### To do
Please print exactly the lines below, from the start of the material up to and including the line with "const swYErr = [0.02,0.02,0.02,0.02,0.02,0.02];", but none of the pictures.

### Supplied material
((

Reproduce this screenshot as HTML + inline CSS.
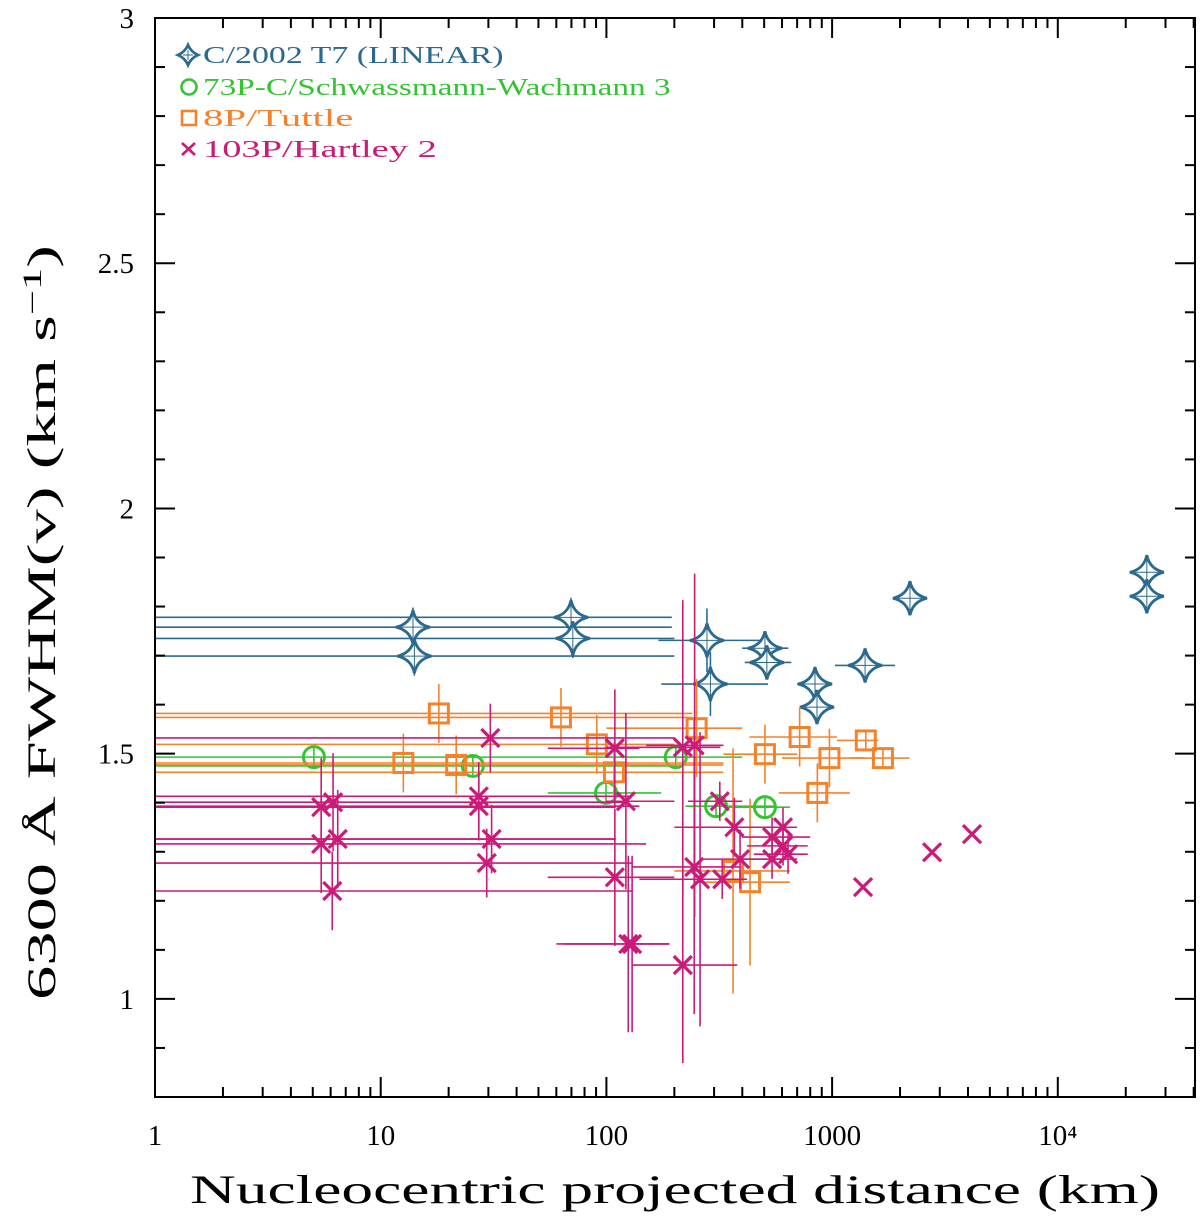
<!DOCTYPE html>
<html><head><meta charset="utf-8"><style>
html,body{margin:0;padding:0;background:#fff;}
svg text{font-family:"Liberation Serif","DejaVu Serif",serif;}
</style></head><body>
<svg id="chart" width="1200" height="1215" viewBox="0 0 1200 1215" xmlns="http://www.w3.org/2000/svg"></svg>
<script>
// ---- data ----
const xTickValues = [1, 10, 100, 1000, 10000];
const xTickLabels = ["1", "10", "100", "1000", "10⁴"];
const yTickValues = [1, 1.5, 2, 2.5, 3];
const yTickLabels = ["1", "1.5", "2", "2.5", "3"];
const seriesNames = ["C/2002 T7 (LINEAR)", "73P-C/Schwassmann-Wachmann 3", "8P/Tuttle", "103P/Hartley 2"];

const t7X = [13.9,14.1,69.7,71,279,289,504,514,840,857,1400,2213,24800,24800];
const t7Y = [1.758,1.699,1.778,1.735,1.731,1.642,1.715,1.686,1.642,1.595,1.680,1.817,1.870,1.821];
const t7XLo = [0.1,0.1,0.1,0.1,170,175,400,410,700,null,1030,null,null,null];
const t7XHi = [195,200,195,200,500,520,640,660,null,null,1900,null,null,null];
const t7YErr = [0.04,0.04,0.04,0.04,0.065,0.065,0.02,0.02,0.03,0.03,0.01,0,0,0];

const swX = [5.06,25.6,99.6,203,306,504];
const swY = [1.493,1.475,1.420,1.493,1.393,1.391];
const swXLo = [0.1,0.1,55,100,224,330];
const swXHi = [250,200,175,400,560,650];
const swYErr = [0.02,0.02,0.02,0.02,0.02,0.02];

const tuX = [12.6,18.1,21.6,62.9,90.7,108,251,504,718,973,1410,1680,860,364,433];
const tuY = [1.481,1.582,1.477,1.574,1.519,1.462,1.552,1.499,1.534,1.491,1.527,1.491,1.420,1.261,1.238];
const tuXLo = [0.1,0.1,0.1,0.1,0.1,0.1,100,330,430,600,1050,1200,580,200,250];
const tuXHi = [330,240,330,240,200,330,400,700,1050,1400,1600,2200,1200,650,650];
const tuYErr = [0.06,0.06,0.06,0.06,0.06,0.06,0.1,0.06,0.06,0.06,0.02,0.02,0.06,0.25,0.17];

const haX = [5.45,6.15,5.45,6.45,6.1,30.6,27.2,27.2,31,29.5,109,109,122,125,130,218,246,218,245,260,318,326,369,391,606,542,606,638,542,1371,2773,4167];
const haY = [1.391,1.401,1.316,1.326,1.220,1.532,1.413,1.393,1.326,1.277,1.511,1.248,1.403,1.112,1.112,1.513,1.517,1.069,1.269,1.244,1.403,1.244,1.350,1.285,1.350,1.330,1.312,1.295,1.285,1.228,1.299,1.336];
const haXLo = [0.1,0.1,0.1,0.1,0.1,0.1,0.1,0.1,0.1,0.1,55,55,100,60,65,100,150,130,130,140,230,200,200,260,420,400,420,450,380,null,null,null];
const haXHi = [110,120,150,110,130,200,130,140,110,130,140,200,200,190,190,320,330,380,390,400,400,420,500,600,700,800,780,780,700,null,null,null];
const haYErr = [0.1,0.1,0.1,0.1,0.08,0.07,0.07,0.07,0.07,0.07,0.12,0.14,0.18,0.18,0.18,0.3,0.35,0.2,0.3,0.3,0.04,0.04,0.06,0.06,0.04,0.04,0.04,0.04,0.04,0,0,0];

// ---- layout ----
const L=155,R=1195,T=18,B=1097;
const XMIN=1, XMAX=Math.pow(10,(R-L)/225.7), YMIN=0.8, YMAX=3;
function sx(v){return L+(Math.log10(v)-Math.log10(XMIN))/(Math.log10(XMAX)-Math.log10(XMIN))*(R-L);}
function sy(v){return B-(v-YMIN)/(YMAX-YMIN)*(B-T);}
const NS="http://www.w3.org/2000/svg";
const svg=document.getElementById('chart');
function mk(tag,attrs,parent){const e=document.createElementNS(NS,tag);for(const k in attrs)e.setAttribute(k,attrs[k]);(parent||svg).appendChild(e);return e;}
function clampX(px){return Math.max(L,Math.min(R,px));}

const COLORS=["#2b6a8e","#33c433","#f5822b","#cc1a78"];

const defs=mk('defs',{});
const cp=mk('clipPath',{id:'plotclip'},defs);
mk('rect',{x:L,y:T,width:R-L,height:B-T},cp);

const plot=mk('g',{'clip-path':'url(#plotclip)'});



function drawErr(g,xs,ys,xl,xh,ye,color){
  for(let i=0;i<xs.length;i++){
    const cx=sx(xs[i]),cy=sy(ys[i]);
    if(xl[i]!=null||xh[i]!=null){
      const x1=xl[i]!=null?sx(xl[i]):cx, x2=xh[i]!=null?sx(xh[i]):cx;
      const l=mk('line',{x1:clampX(x1),x2:clampX(x2),y1:cy,y2:cy,stroke:color,'stroke-width':1.6},g);
      
      
    }
    if(ye[i]){
      const l=mk('line',{x1:cx,x2:cx,y1:sy(ys[i]+ye[i]),y2:sy(ys[i]-ye[i]),stroke:color,'stroke-width':1.6},g);
      
      
    }
  }
}
function star(g,cx,cy,s){
  const p=`M${cx},${cy-s} Q${cx+3},${cy-3} ${cx+s},${cy} Q${cx+3},${cy+3} ${cx},${cy+s} Q${cx-3},${cy+3} ${cx-s},${cy} Q${cx-3},${cy-3} ${cx},${cy-s}Z`;
  const e=mk('path',{d:p,fill:'#fff',stroke:COLORS[0],'stroke-width':2.8},g);
  mk('line',{x1:cx,x2:cx,y1:cy-s+5,y2:cy+s-5,stroke:COLORS[0],'stroke-width':1},g);
  mk('line',{x1:cx-s+5,x2:cx+s-5,y1:cy,y2:cy,stroke:COLORS[0],'stroke-width':1},g);
  return e;
}
function circ(g,cx,cy){return mk('circle',{cx:cx,cy:cy,r:10.5,fill:'none',stroke:COLORS[1],'stroke-width':3},g);}
function sq(g,cx,cy){return mk('rect',{x:cx-9.5,y:cy-9.5,width:19,height:19,fill:'none',stroke:COLORS[2],'stroke-width':3},g);}
function cross(g,cx,cy){const d=9;return mk('path',{d:`M${cx-d},${cy-d}L${cx+d},${cy+d}M${cx-d},${cy+d}L${cx+d},${cy-d}`,stroke:COLORS[3],'stroke-width':3.2,fill:'none'},g);}

const gT7=mk('g',{},plot);
const gSW=mk('g',{},plot);
const gTU=mk('g',{},plot);
const gHA=mk('g',{},plot);

drawErr(gT7,t7X,t7Y,t7XLo,t7XHi,t7YErr,COLORS[0]);
drawErr(gSW,swX,swY,swXLo,swXHi,swYErr,COLORS[1]);
drawErr(gTU,tuX,tuY,tuXLo,tuXHi,tuYErr,COLORS[2]);
drawErr(gHA,haX,haY,haXLo,haXHi,haYErr,COLORS[3]);
for(let i=0;i<t7X.length;i++){const e=star(gT7,sx(t7X[i]),sy(t7Y[i]),17);
  
  }
for(let i=0;i<swX.length;i++){const e=circ(gSW,sx(swX[i]),sy(swY[i]));
  
  }
for(let i=0;i<tuX.length;i++){const e=sq(gTU,sx(tuX[i]),sy(tuY[i]));
  
  }
for(let i=0;i<haX.length;i++){const e=cross(gHA,sx(haX[i]),sy(haY[i]));
  
  }

// ---- axes ----
const axes=mk('g',{});


const frame=mk('rect',{x:L,y:T,width:R-L,height:B-T,fill:'none',stroke:'#000','stroke-width':2},axes);


for(let d=0;d<=4;d++){for(let m=1;m<=9;m++){const v=m*Math.pow(10,d);if(v>XMAX)continue;const px=sx(v);const len=m==1?20:10;
  mk('line',{x1:px,x2:px,y1:B,y2:B-len,stroke:'#000','stroke-width':2},axes);
  mk('line',{x1:px,x2:px,y1:T,y2:T+len,stroke:'#000','stroke-width':2},axes);}}
for(let i=0;i<xTickValues.length;i++){const t=mk('text',{x:sx(xTickValues[i]),y:1145,'text-anchor':'middle','font-size':29},axes);t.textContent=xTickLabels[i];
  
  }
for(let k=8;k<=30;k++){const v=k/10;const px=sy(v);const len=(k%5==0)?20:10;
  mk('line',{x1:L,x2:L+len,y1:px,y2:px,stroke:'#000','stroke-width':2},axes);
  mk('line',{x1:R,x2:R-len,y1:px,y2:px,stroke:'#000','stroke-width':2},axes);}
for(let i=0;i<yTickValues.length;i++){const t=mk('text',{x:134,y:sy(yTickValues[i])+10,'text-anchor':'end','font-size':29},axes);t.textContent=yTickLabels[i];
  
  }
const xt=mk('text',{x:190,y:1203,'font-size':40,textLength:970,lengthAdjust:'spacingAndGlyphs'},axes);
xt.textContent='Nucleocentric projected distance (km)';


const yt=mk('text',{x:0,y:0,'font-size':40,transform:'translate(55,1000) rotate(-90)',textLength:755,lengthAdjust:'spacingAndGlyphs'},axes);
yt.innerHTML='6300 Å FWHM(v) (km s<tspan dy="-14" font-size="26">−1</tspan><tspan dy="14">)</tspan>';



// ---- legend ----
const leg=mk('g',{});


const legY=[55,87,118,149];
for(let i=0;i<4;i++){const cy=legY[i];
  const lg=mk('g',{},leg);
  
  
  if(i==0)star(lg,188,cy,10);else if(i==1)mk('circle',{cx:189,cy:cy,r:7.5,fill:'none',stroke:COLORS[1],'stroke-width':2.6},lg);
  else if(i==2)mk('rect',{x:182,y:cy-7,width:14,height:14,fill:'none',stroke:COLORS[2],'stroke-width':2.6},lg);
  else mk('path',{d:`M182,${cy-6}L195,${cy+6}M182,${cy+6}L195,${cy-6}`,stroke:COLORS[3],'stroke-width':2.6},lg);
  const t=mk('text',{x:203,y:cy+8,'font-size':24,fill:COLORS[i],textLength:seriesNames[i].length*16.7,lengthAdjust:'spacingAndGlyphs'},lg);
  t.textContent=seriesNames[i];
  
  
}
</script>
</body></html>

))

### Answer to this problem
Reproduce this screenshot as HTML + inline CSS.
<!DOCTYPE html>
<html><head><meta charset="utf-8"><style>
html,body{margin:0;padding:0;background:#fff;}
svg text{font-family:"Liberation Serif","DejaVu Serif",serif;}
</style></head><body>
<svg id="chart" width="1200" height="1215" viewBox="0 0 1200 1215" xmlns="http://www.w3.org/2000/svg"></svg>
<script>
// ---- data ----
const xTickValues = [1, 10, 100, 1000, 10000];
const xTickLabels = ["1", "10", "100", "1000", "10⁴"];
const yTickValues = [1, 1.5, 2, 2.5, 3];
const yTickLabels = ["1", "1.5", "2", "2.5", "3"];
const seriesNames = ["C/2002 T7 (LINEAR)", "73P-C/Schwassmann-Wachmann 3", "8P/Tuttle", "103P/Hartley 2"];

const t7X = [13.9,14.1,69.7,71,279,289,504,514,840,857,1400,2213,24800,24800];
const t7Y = [1.758,1.699,1.778,1.735,1.731,1.642,1.715,1.686,1.642,1.595,1.680,1.817,1.870,1.821];
const t7XLo = [0.1,0.1,0.1,0.1,170,175,400,410,700,null,1030,null,null,null];
const t7XHi = [195,200,195,200,500,520,640,660,null,null,1900,null,null,null];
const t7YErr = [0.04,0.04,0.04,0.04,0.065,0.065,0.02,0.02,0.03,0.03,0.01,0,0,0];

const swX = [5.06,25.6,99.6,203,306,504];
const swY = [1.493,1.475,1.420,1.493,1.393,1.391];
const swXLo = [0.1,0.1,55,100,224,330];
const swXHi = [250,200,175,400,560,650];
const swYErr = [0.02,0.02,0.02,0.02,0.02,0.02];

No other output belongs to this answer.